The court found that J.W. failed to abide by orders of the court, did not attend visits authorized by the court, and refused to meet with the caseworker to finalize a service plan. After J.W. failed to attend the dispositional hearing in May 2005, despite having received notice, the court ordered that the State was not obligated to provide reunification services. J.W. argued that he was prevented from attending the dispositional hearing because he was incarcerated. However, even prior to that hearing, J.W. failed to comply with the court's orders that required him to submit to a drug test, meet with the caseworker, and attend a visit, on specific dates and times. Based upon the circumstances before the court at the time of disposition, the court did not abuse its discretion in ordering that the State was not obligated to provide reunification services.

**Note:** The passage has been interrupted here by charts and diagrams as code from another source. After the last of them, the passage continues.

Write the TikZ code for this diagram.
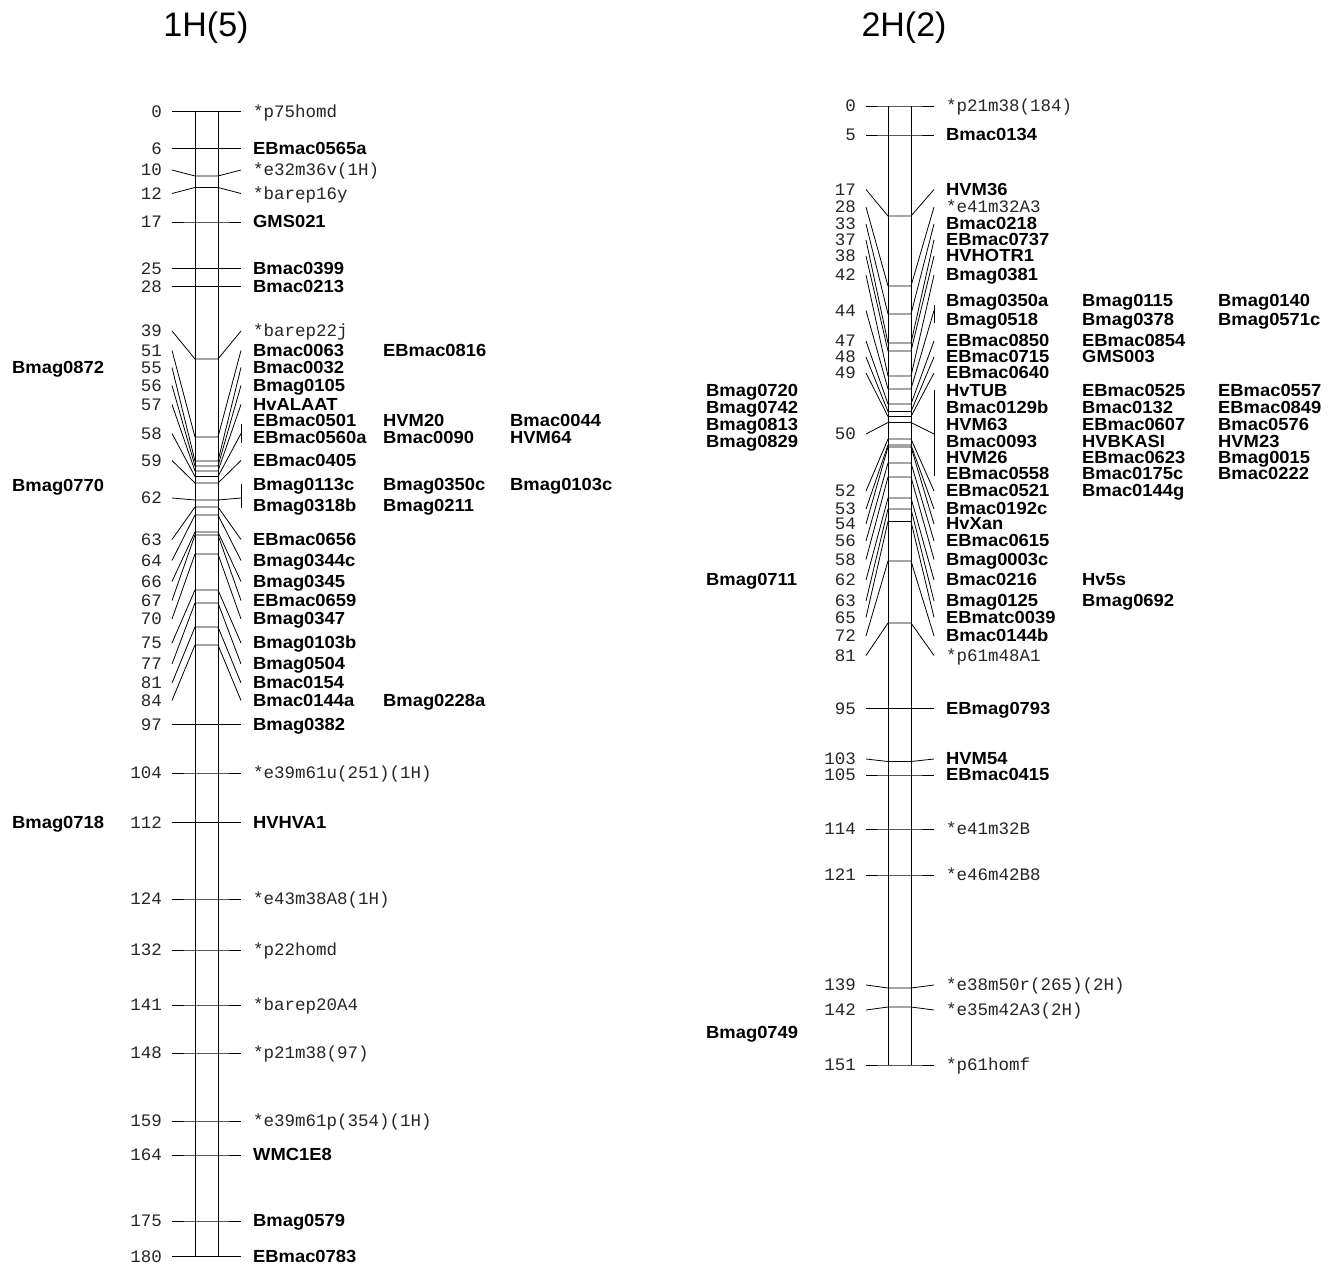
\documentclass[tikz,border=0pt]{standalone}
\usepackage{fontspec}
\setmainfont{Liberation Sans}
\newfontfamily\boldf[FakeStretch=1.05]{Liberation Sans}
\newfontfamily\monof{Liberation Mono}
\tikzset{
  conn/.style={line width=0.8pt},
  bar/.style={line width=0.8pt},
  bl/.style={anchor=base west, inner sep=0pt, font=\boldf\bfseries\fontsize{17.5}{18}\selectfont},
  th/.style={anchor=base west, inner sep=0pt, text=black!85, font=\monof\fontsize{17.5}{18}\selectfont},
  num/.style={anchor=base east, inner sep=0pt, text=black!85, font=\monof\fontsize{17.5}{18}\selectfont},
  ttl/.style={anchor=base, inner sep=0pt, font=\fontsize{34}{36}\selectfont}
}
% marker on 1H: number, bar y, label y
\newcommand\mkL[3]{\draw[conn] (172,#3) -- (195,#2) -- (218,#2) -- (241,#3); \node[num] (na#1) at (162,{#3+5.8}) {#1};}
% marker on 2H
\newcommand\mkR[3]{\draw[conn] (866,#3) -- (888,#2) -- (911,#2) -- (934,#3); \node[num] (nb#1) at (856,{#3+5.8}) {#1};}
\newcommand\Bl[3]{\node[bl] at (#1,{#2+5.6}) {#3};}
\newcommand\Th[3]{\node[th] at (#1,{#2+5.8}) {#3};}
\begin{document}
\begin{tikzpicture}[x=1pt,y=-1pt]
\fill[white] (0,0) rectangle (1334,1265);
\useasboundingbox (0,0) rectangle (1334,1265);
% titles
\node[ttl] (t1) at (206,37) {1H(5)};
\node[ttl] (t2) at (904,37) {2H(2)};
% ---------------- 1H ----------------
\draw[bar] (195,111.5) -- (195,1256.5);
\draw[bar] (218,111.5) -- (218,1256.5);
\mkL{0}{111.5}{111.5} \Th{253}{111.5}{*p75homd}
\mkL{6}{148.5}{148.5} \Bl{253}{148.5}{EBmac0565a}
\mkL{10}{176}{170} \Th{253}{170}{*e32m36v(1H)}
\mkL{12}{187.5}{193.5} \Th{253}{193.5}{*barep16y}
\mkL{17}{222}{222} \Bl{253}{222}{GMS021}
\mkL{25}{268.5}{268.5} \Bl{253}{268.5}{Bmac0399}
\mkL{28}{286.5}{286.5} \Bl{253}{286.5}{Bmac0213}
\mkL{39}{359}{331} \Th{253}{331}{*barep22j}
\mkL{51}{437}{350.5} \Bl{253}{350.5}{Bmac0063} \Bl{383}{350.5}{EBmac0816}
\mkL{55}{461}{367.5} \Bl{253}{367.5}{Bmac0032}
\mkL{56}{466}{385.5} \Bl{253}{385.5}{Bmag0105}
\mkL{57}{471}{404.5} \Bl{253}{404.5}{HvALAAT}
\mkL{58}{476.5}{433.5}
\draw[conn] (241,424) -- (241,443);
\Bl{253}{421}{EBmac0501} \Bl{383}{421}{HVM20} \Bl{510}{421}{Bmac0044}
\Bl{253}{438}{EBmac0560a} \Bl{383}{438}{Bmac0090} \Bl{510}{438}{HVM64}
\mkL{59}{483}{460.5} \Bl{253}{460.5}{EBmac0405}
\mkL{62}{500}{498}
\draw[conn] (241,484) -- (241,508);
\Bl{253}{484.5}{Bmag0113c} \Bl{383}{484.5}{Bmag0350c} \Bl{510}{484.5}{Bmag0103c}
\Bl{253}{505.5}{Bmag0318b} \Bl{383}{505.5}{Bmag0211}
\mkL{63}{507}{539.5} \Bl{253}{539.5}{EBmac0656}
\mkL{64}{515}{560.5} \Bl{253}{560.5}{Bmag0344c}
\mkL{66}{532}{581.5} \Bl{253}{581.5}{Bmag0345}
\mkL{67}{535}{600.5} \Bl{253}{600.5}{EBmac0659}
\mkL{70}{554}{619} \Bl{253}{619}{Bmag0347}
\mkL{75}{590}{643} \Bl{253}{643}{Bmag0103b}
\mkL{77}{603}{664} \Bl{253}{664}{Bmag0504}
\mkL{81}{627}{683} \Bl{253}{683}{Bmac0154}
\mkL{84}{645}{700.5} \Bl{253}{700.5}{Bmac0144a} \Bl{383}{700.5}{Bmag0228a}
\mkL{97}{724.5}{724.5} \Bl{253}{724.5}{Bmag0382}
\mkL{104}{773}{773} \Th{253}{773}{*e39m61u(251)(1H)}
\mkL{112}{822.5}{822.5} \Bl{253}{822.5}{HVHVA1}
\mkL{124}{899}{899} \Th{253}{899}{*e43m38A8(1H)}
\mkL{132}{950}{950} \Th{253}{950}{*p22homd}
\mkL{141}{1005}{1005} \Th{253}{1005}{*barep20A4}
\mkL{148}{1053}{1053} \Th{253}{1053}{*p21m38(97)}
\mkL{159}{1121}{1121} \Th{253}{1121}{*e39m61p(354)(1H)}
\mkL{164}{1155}{1155} \Bl{253}{1155}{WMC1E8}
\mkL{175}{1221}{1221} \Bl{253}{1221}{Bmag0579}
\mkL{180}{1256.5}{1256.5} \Bl{253}{1256.5}{EBmac0783}
\Bl{12}{368}{Bmag0872}
\Bl{12}{486}{Bmag0770}
\Bl{12}{822.5}{Bmag0718}
% ---------------- 2H ----------------
\draw[bar] (888,106) -- (888,1065);
\draw[bar] (911,106) -- (911,1065);
\mkR{0}{106}{106} \Th{946}{106}{*p21m38(184)}
\mkR{5}{135}{135} \Bl{946}{135}{Bmac0134}
\mkR{17}{216}{189.5} \Bl{946}{189.5}{HVM36}
\mkR{28}{286}{207} \Th{946}{207}{*e41m32A3}
\mkR{33}{314}{224} \Bl{946}{224}{Bmac0218}
\mkR{37}{343}{240} \Bl{946}{240}{EBmac0737}
\mkR{38}{351}{256} \Bl{946}{256}{HVHOTR1}
\mkR{42}{376}{275} \Bl{946}{275}{Bmag0381}
\mkR{44}{389}{310.5}
\draw[conn] (934,305) -- (934,323);
\Bl{946}{300.5}{Bmag0350a} \Bl{1082}{300.5}{Bmag0115} \Bl{1218}{300.5}{Bmag0140}
\Bl{946}{319.5}{Bmag0518} \Bl{1082}{319.5}{Bmag0378} \Bl{1218}{319.5}{Bmag0571c}
\mkR{47}{404}{341} \Bl{946}{341}{EBmac0850} \Bl{1082}{341}{EBmac0854}
\mkR{48}{411.5}{357} \Bl{946}{357}{EBmac0715} \Bl{1082}{357}{GMS003}
\mkR{49}{416.5}{373} \Bl{946}{373}{EBmac0640}
\mkR{50}{422.5}{434}
\draw[conn] (934,390) -- (934,476);
\Bl{946}{391}{HvTUB} \Bl{1082}{391}{EBmac0525} \Bl{1218}{391}{EBmac0557}
\Bl{946}{408}{Bmac0129b} \Bl{1082}{408}{Bmac0132} \Bl{1218}{408}{EBmac0849}
\Bl{946}{425}{HVM63} \Bl{1082}{425}{EBmac0607} \Bl{1218}{425}{Bmac0576}
\Bl{946}{441.5}{Bmac0093} \Bl{1082}{441.5}{HVBKASI} \Bl{1218}{441.5}{HVM23}
\Bl{946}{458}{HVM26} \Bl{1082}{458}{EBmac0623} \Bl{1218}{458}{Bmag0015}
\Bl{946}{473.5}{EBmac0558} \Bl{1082}{473.5}{Bmac0175c} \Bl{1218}{473.5}{Bmac0222}
\Bl{706}{391}{Bmag0720}
\Bl{706}{408}{Bmag0742}
\Bl{706}{425}{Bmag0813}
\Bl{706}{441.5}{Bmag0829}
\mkR{52}{439}{491} \Bl{946}{491}{EBmac0521} \Bl{1082}{491}{Bmac0144g}
\mkR{53}{445}{509} \Bl{946}{509}{Bmac0192c}
\mkR{54}{447}{524} \Bl{946}{524}{HvXan}
\mkR{56}{463}{541} \Bl{946}{541}{EBmac0615}
\mkR{58}{477}{559.5} \Bl{946}{559.5}{Bmag0003c}
\mkR{62}{498}{580} \Bl{946}{580}{Bmac0216} \Bl{1082}{580}{Hv5s}
\Bl{706}{580}{Bmag0711}
\mkR{63}{509}{601} \Bl{946}{601}{Bmag0125} \Bl{1082}{601}{Bmag0692}
\mkR{65}{521.5}{617.5} \Bl{946}{617.5}{EBmatc0039}
\mkR{72}{561}{636} \Bl{946}{636}{Bmac0144b}
\mkR{81}{623}{655.5} \Th{946}{655.5}{*p61m48A1}
\mkR{95}{708.5}{708.5} \Bl{946}{708.5}{EBmag0793}
\mkR{103}{761.5}{759} \Bl{946}{759}{HVM54}
\mkR{105}{775}{775} \Bl{946}{775}{EBmac0415}
\mkR{114}{829}{829} \Th{946}{829}{*e41m32B}
\mkR{121}{875}{875} \Th{946}{875}{*e46m42B8}
\mkR{139}{988}{985} \Th{946}{985}{*e38m50r(265)(2H)}
\mkR{142}{1007}{1010} \Th{946}{1010}{*e35m42A3(2H)}
\mkR{151}{1065}{1065} \Th{946}{1065}{*p61homf}
\Bl{706}{1033}{Bmag0749}
\end{tikzpicture}
\end{document}
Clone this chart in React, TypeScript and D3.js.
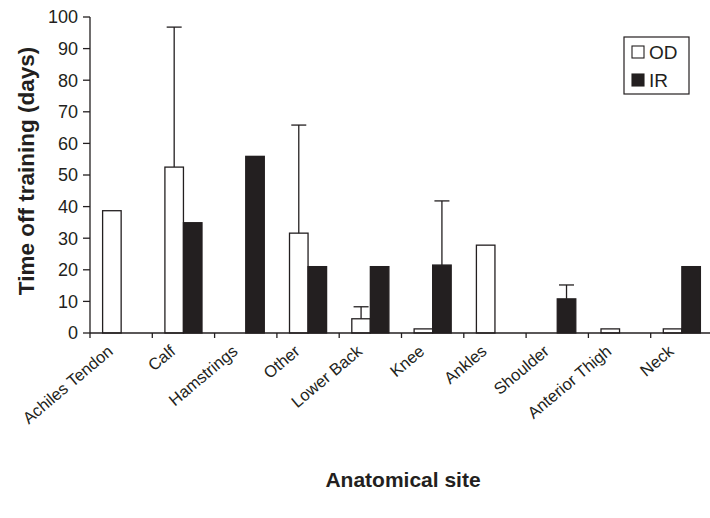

If reunification services are not ordered at the dispositional hearing, a permanency hearing must be held within thirty days from the date of the dispositional hearing. See Utah Code Ann. § 78-3a-312(1)(b) (Supp. 2005). There is no entitlement to reunification services for any specified period of time. See id. § 78-3a-312(7)(a). In addition, there is no prohibition or limitation on "the filing of a petition for termination of parental rights by any party, or a hearing on termination of parental rights, at any time prior to a permanency hearing."Id. § 78-3a-312(7)(c). J.W. has not demonstrated that he was entitled to pursue reunification for any particular period of time or that the State was precluded from filing the termination petition after the court determined that the State was not obligated to provide reunification services. At the time of the termination trial in September 2005, J.W. had not seen D.W. since his removal the preceding February. J.W. was incarcerated for almost four months of that period, and he still faced pending felony charges. Although he admitted a four-year substance abuse history that had impaired his ability to parent, he claimed, based solely on his own testimony and without obtaining any treatment, that he was now drug-free. Under the circumstances, J.W. has not demonstrated that he was denied an appropriate reunification opportunity.
We affirm the order terminating parental rights.
WE CONCUR: Russell W. Bench, Presiding Judge, Judith M. Billings, Judge, and William A. Thorne Jr., Judge.